When Bishop Fitzsimons graduated from Rockhurst High School in 1945, he joined the U.S. Navy and served as a pilot for four years. Then he returned to Rockhurst College, where he earned a degree with honors and launched a successful career in banking and real estate before hearing another call.
Father McCormack, also a Rockhurst graduate, and Bishop Fitzsimons entered Conception Seminary College together.
“We both had philosophy and Latin from the Jesuits,” Father McCormack said. “At semester, they moved us into second year philosophy and Latin, so we both gained a year.”

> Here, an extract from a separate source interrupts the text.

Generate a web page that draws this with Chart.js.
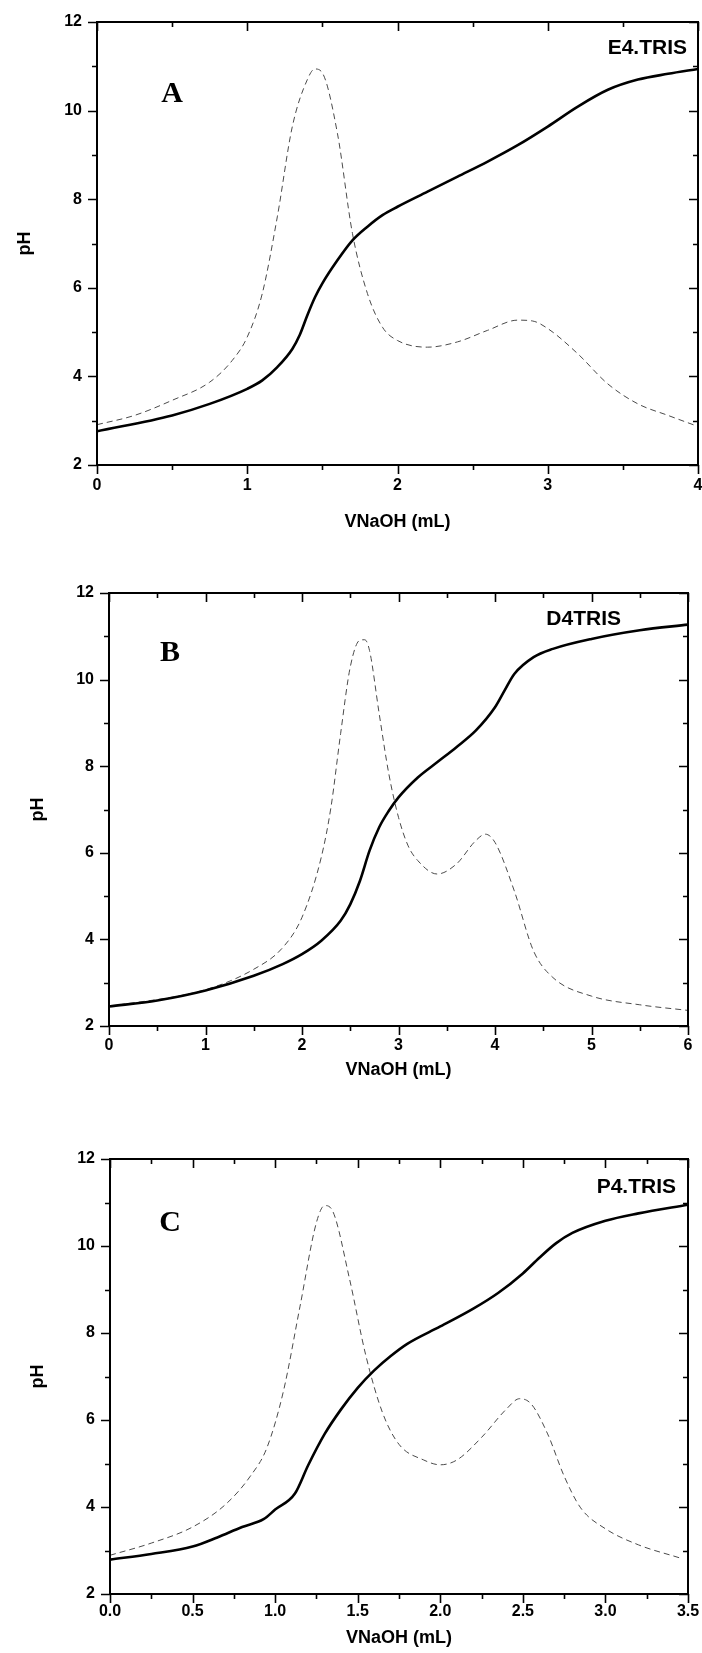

But gifted as he was, Bishop Fitzsimons also had a contagious sense of peace and calm that sprung from competence, humility, simplicity of life and love for the church and her people, said Msgr. Hake at the wake service.
“As our active bishop for 20 years, Bishop Fitzsimons’ devotion to the church and to the people of God was paramount,” said Msgr. Hake.
“He truly gave his all, for the church and the people he served. He would go anywhere for any one and for any occasion,” Msgr. Hake said.
That was the Bishop Fitzsimons that Bishop Weisenburger quickly came to know in just the three years that Bishop Weisenburger has served the Diocese of Salina. Even as age began to take its toll on his predecessor, Bishop Weisenburger could see “a life that was lived well” and that ended with “what I tend to think was a little nap, in the afternoon, after the joy of Sunday’s liturgy, and waking up, perhaps rather unexpectedly, to discover what he had preached, prayed for, introduced to others and yearned for a long lifetime to see.”
“From that vantage, perhaps despite any grief we feel, we can also rejoice for this dear man, who loved God, loved us well, and deserves only the fullness of love,” Bishop Weisenburger said.
“As a people who knew, admired, journeyed alongside, prayed with, sometimes suffered with, and were privileged to celebrate with Bishop George, let us now lovingly entrust him now to the shepherd, the gateway to the treasured flock, the one who even now promises us that the sorrowing will be comforted, the lost will be found, and the dead will rise to new life,” Bishop Weisenburger said.